21 de fevereiro de 2010

Falso ‘Mesmólogo’

O Eu confessa para Você que já não se suporta; aliás, que já não suporta os dias. E desconfiado pergunta: O problema se faz uma questão para mim ou para você?

Eis a questão: Se suportar e suportar os dias é um problema do Eu, do Você ou dos dias?

A questão não interessa. O Eu haveria de ouvir o Você e ouvir ainda os dias.

Deveria o Eu rasgar a fantasia, aquela que Chico cantara ‘quem brincava de princesa acostumou na fantasia’. Escancarar-se e jogar-se no mundo, permitir-se às criaturas mundanas. Na noite não buscar o príncipe encantado, buscar os bruxos, selvagens, e ao contrário de perguntar algo para o Você, deveria dizer a si: ‘quem te viu, quem te vê’.

Especula-se desse diálogo se o Eu não haveria doutro modo olhar para fora e fazer curva na visão para dentro. Isso mesmo! O olho que lança para fora uma visão voltada para dentro. Talvez tenha sido essa visão de Pessoa, numa pergunta propositadamente perdida: ‘quem é esse eu que me vê’?

Ora, majestoso Eu, revele-se no Você plebeu moribundo. Mostra-se satânico e guie os anjos rebelados. Ah! Sabedoria seria desconfiar do medo. A fantasia do principado não lhe permite revelar-se a si mesmo, daí a falsidade de sua não resistência, de ti ou dos dias.

Eis que para além da moralidade cristã, tão insignificante diante do seu medo de admitir o desconhecido, vê-se rolando na lama como bicho indistinguível, animal-homem. Não! Homem-animal. Mais te vale ser animal pós ter sido homem, daí julgarias ter aprendido o devir... Não seja ingênuo. Seja altivo e não se jogue na lama como besta irracional. Seja majestoso, não como príncipe, antes como vagante mônada de alma nobre. Jogue-se internamente na lama, depois role e ria aos choros da existência.

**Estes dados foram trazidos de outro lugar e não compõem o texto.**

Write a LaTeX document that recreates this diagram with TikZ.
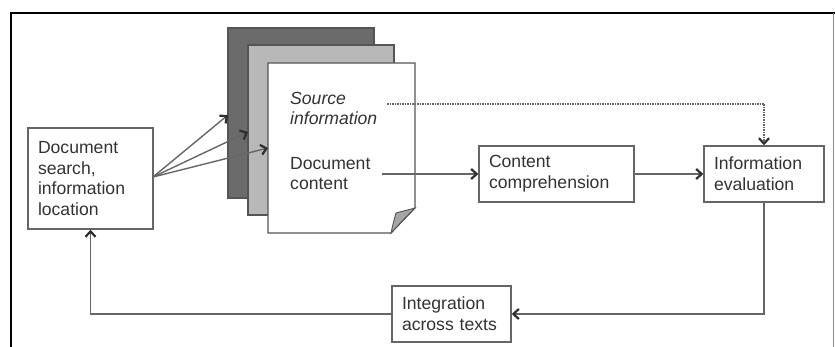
\documentclass[tikz,border=0pt]{standalone}
\usepackage{fontspec}
\setmainfont{Liberation Sans}
\usetikzlibrary{arrows.meta}
\definecolor{ln}{HTML}{666666}
\definecolor{tip}{HTML}{2E2E2E}
\definecolor{tx}{HTML}{333333}
\definecolor{pagedark}{HTML}{6B6B6B}
\definecolor{pagelight}{HTML}{B8B8B8}
\definecolor{pageedge}{HTML}{555555}
\begin{document}
\begin{tikzpicture}[x=1pt,y=-1pt,
  txt/.style={text=tx,font=\fontsize{17.6}{20.8}\selectfont},
  box/.style={txt,draw=ln,line width=1.4pt,fill=white,align=left,inner xsep=10pt,inner ysep=0pt},
  page/.style={draw=pageedge,line width=1.2pt,inner sep=0pt},
  conn/.style={draw=ln,line width=1.4pt,-{Straight Barb[length=5.5pt,width=10pt,line width=2.2pt,color=tip]}},
  dotconn/.style={conn,dash pattern=on 1.5pt off 1pt,line width=1.1pt}]
\useasboundingbox (0,0) rectangle (835,347);
% frame
\draw[black,line width=2pt] (11,13) -- (835,13);
\draw[black,line width=1.5pt] (11,12) -- (11,347);
\draw[black!45,line width=0.8pt] (833,13) -- (833,347);

% boxes
\node[box,text width=105pt,minimum height=101pt] (search) at (90.5,178.5) {Document\\search,\\information\\location};
\node[box,text width=135pt,minimum height=56pt] (comp) at (556.5,174) {Content\\comprehension};
\node[box,text width=100pt,minimum height=56pt] (eval) at (764,174) {Information\\evaluation};
\node[box,text width=99pt,minimum height=56pt] (integ) at (451.5,314) {Integration\\across texts};

% pages
\node[page,fill=pagedark,minimum width=146pt,minimum height=170pt] (p1) at (301,113) {};
\node[page,fill=pagelight,minimum width=146pt,minimum height=170pt] (p2) at (321,130) {};
\draw[page,fill=white] (268,63) -- (415,63) -- (415,208) -- (391,233) -- (268,233) -- cycle;
\draw[page,fill=black!35,line width=0.9pt] (391,233) .. controls (393,224) .. (396,213) -- (415,208) .. controls (404,219) .. (391,233) -- cycle;

\node[txt,anchor=west,align=left,inner sep=0pt,font=\fontsize{17.6}{20.8}\selectfont\itshape] (src) at (290,108.5) {Source\\information};
\node[txt,anchor=west,align=left,inner sep=0pt] (dc) at (290,173.5) {Document\\content};

% connectors
\coordinate (o) at (153,177);
\coordinate (t1) at (228,115);
\coordinate (t2) at (248,132);
\coordinate (t3) at (268,148);
\draw[conn] (o) -- (t1);
\draw[conn] (o) -- (t2);
\draw[conn] (o) -- (t3);

\coordinate (d0) at (387,104);
\draw[dotconn] (d0) -| (eval.north);
\coordinate (c0) at (382,174);
\draw[conn] (c0) -- (comp.west);
\draw[conn] (comp.east) -- (eval.west);
\draw[conn] (eval.south) |- (integ.east);
\draw[conn] (integ.west) -| (search.south);
\end{tikzpicture}
\end{document}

Grite. Sussurre. Chore aos berros. Reverta o sacro e conheça as forças. Oh forças! Só fará teoria depois de vivê-las. Como distinguir o bom do ruim; o certo do incerto; o correto do incorreto sem misturar os lados, sem dissolver o dúbio e fazer sua própria mistura. Vale-se você-mesmo-eu dos pressupostos.

Que é isso que aparece? Diante do Eu uma pronúncia ‘oraculosa’. Eis que se o Eu não se revela a si, nem ao Você e nem aos dias, na presença dos deuses que o rondam revela.

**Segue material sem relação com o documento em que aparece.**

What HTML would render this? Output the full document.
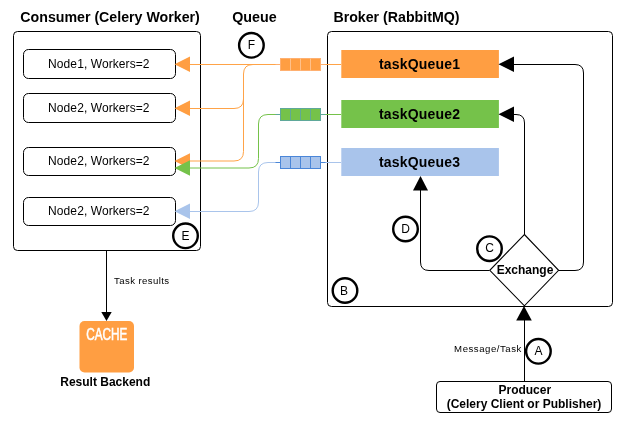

Quantas vezes diante das obras de um artista adorado desejou esbravejar: Que horrível! De posse de um livro mal cheiroso de poeira considerado clássico quis dizer tranquilamente: Que horrível! Ouvindo um som que nomeiam música erudita almejou revelar: Que horrível! De frente para tela donde se reproduzia cenas de um filme adorado pela crítica, ansiou: Que horrível! Visitando construções antigas e adoradas pelos detalhes edificados, pretendeu: Que horrível! E assim seguir-se-ia: Que horrível! Que horrível!

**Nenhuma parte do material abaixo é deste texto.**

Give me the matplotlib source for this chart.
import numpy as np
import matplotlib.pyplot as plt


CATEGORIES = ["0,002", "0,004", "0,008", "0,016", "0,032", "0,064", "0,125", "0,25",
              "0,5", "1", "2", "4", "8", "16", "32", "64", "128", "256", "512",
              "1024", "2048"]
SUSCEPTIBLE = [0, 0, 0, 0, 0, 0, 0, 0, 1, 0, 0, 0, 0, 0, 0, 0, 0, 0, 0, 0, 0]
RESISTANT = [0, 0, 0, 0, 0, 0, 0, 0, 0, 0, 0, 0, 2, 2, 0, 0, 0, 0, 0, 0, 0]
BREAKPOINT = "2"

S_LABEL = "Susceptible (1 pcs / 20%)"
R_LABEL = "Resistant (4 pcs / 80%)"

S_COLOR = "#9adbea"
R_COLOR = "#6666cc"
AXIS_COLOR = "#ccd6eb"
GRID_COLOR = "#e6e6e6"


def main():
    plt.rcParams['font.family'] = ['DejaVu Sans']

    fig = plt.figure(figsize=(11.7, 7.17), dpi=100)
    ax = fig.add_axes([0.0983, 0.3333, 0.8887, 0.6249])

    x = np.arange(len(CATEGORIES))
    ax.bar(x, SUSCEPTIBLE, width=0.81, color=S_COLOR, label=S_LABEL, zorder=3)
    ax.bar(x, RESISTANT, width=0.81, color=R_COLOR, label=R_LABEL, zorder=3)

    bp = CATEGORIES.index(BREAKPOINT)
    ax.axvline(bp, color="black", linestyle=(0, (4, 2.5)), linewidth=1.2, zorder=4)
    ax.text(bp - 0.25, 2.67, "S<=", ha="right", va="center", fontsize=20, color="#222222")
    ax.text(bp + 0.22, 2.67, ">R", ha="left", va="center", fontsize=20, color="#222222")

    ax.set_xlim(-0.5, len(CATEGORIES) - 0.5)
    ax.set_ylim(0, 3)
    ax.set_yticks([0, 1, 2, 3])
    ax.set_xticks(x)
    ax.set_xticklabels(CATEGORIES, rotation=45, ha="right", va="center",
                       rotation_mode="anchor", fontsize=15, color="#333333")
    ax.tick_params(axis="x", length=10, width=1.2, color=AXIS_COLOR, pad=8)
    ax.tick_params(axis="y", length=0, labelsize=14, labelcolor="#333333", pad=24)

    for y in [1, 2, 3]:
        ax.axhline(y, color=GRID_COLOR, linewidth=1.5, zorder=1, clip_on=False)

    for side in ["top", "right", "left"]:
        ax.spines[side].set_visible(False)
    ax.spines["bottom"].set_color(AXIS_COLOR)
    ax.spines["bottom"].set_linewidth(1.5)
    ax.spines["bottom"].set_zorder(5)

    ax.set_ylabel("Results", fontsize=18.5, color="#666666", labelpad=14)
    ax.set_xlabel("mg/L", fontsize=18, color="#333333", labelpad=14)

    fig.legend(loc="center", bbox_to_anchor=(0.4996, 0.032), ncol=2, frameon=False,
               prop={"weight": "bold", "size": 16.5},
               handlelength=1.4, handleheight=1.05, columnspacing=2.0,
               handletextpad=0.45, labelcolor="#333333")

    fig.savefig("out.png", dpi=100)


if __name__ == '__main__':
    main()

Nas palavras do Eu para os dias, para o Você, revela-se o voltar-se. Horrível não só aos outros. Horrível ao todo. ‘Horríverar’ é desfazer o mundo que lhe mostra insuportável, enfadonho, feio, fedido. Enfim o Eu assume-se. Admite sua mediocridade.

Sabedor, o Eu se mostra ciente de uma não autonomia do mundo objetivo. Escolas diriam tratar de uma questão subjetivista a feiúra do mundo. Escolas outras diriam tratar de uma construção individual a feiúra do mundo. Escolas outras diriam tratar de algo insignificante a feiúra ou não do mundo perante o Eu, sobretudo porque o mundo não estaria diante do Eu, e sim o Eu diante do mundo. Escolas outras diriam e diriam... como de tudo se diz e se diz, e como tudo diz.

O falatório do Eu com o Você nada mais é que desvelar o cansaço, antes, valer-se de palavras para voar... soltar...

Não importa a falação cansativa do Eu, o que lhe importa é falar... falar-se a si é reerguer-se ao mundo, é transverberar... no ‘mesmólogo’ permite a si o descanso de si, o livrar-se do peso sartreano e gozar dos silêncios mundanos, esses mesmos que silenciados pelo barulho do mundo se fazem gritantes nas fissuras íntimas...

Eis que para o Eu, para o Você e para os dias fica o aprendizado de que das provas valem-se as conseqüências, de todo, qualquer mundo que o seja tem sua raiz, e a este, nem mesmo o mais magnânimo ‘mesmólogo’ ou a mais magnânima metafísica pode valer-se da indiferença.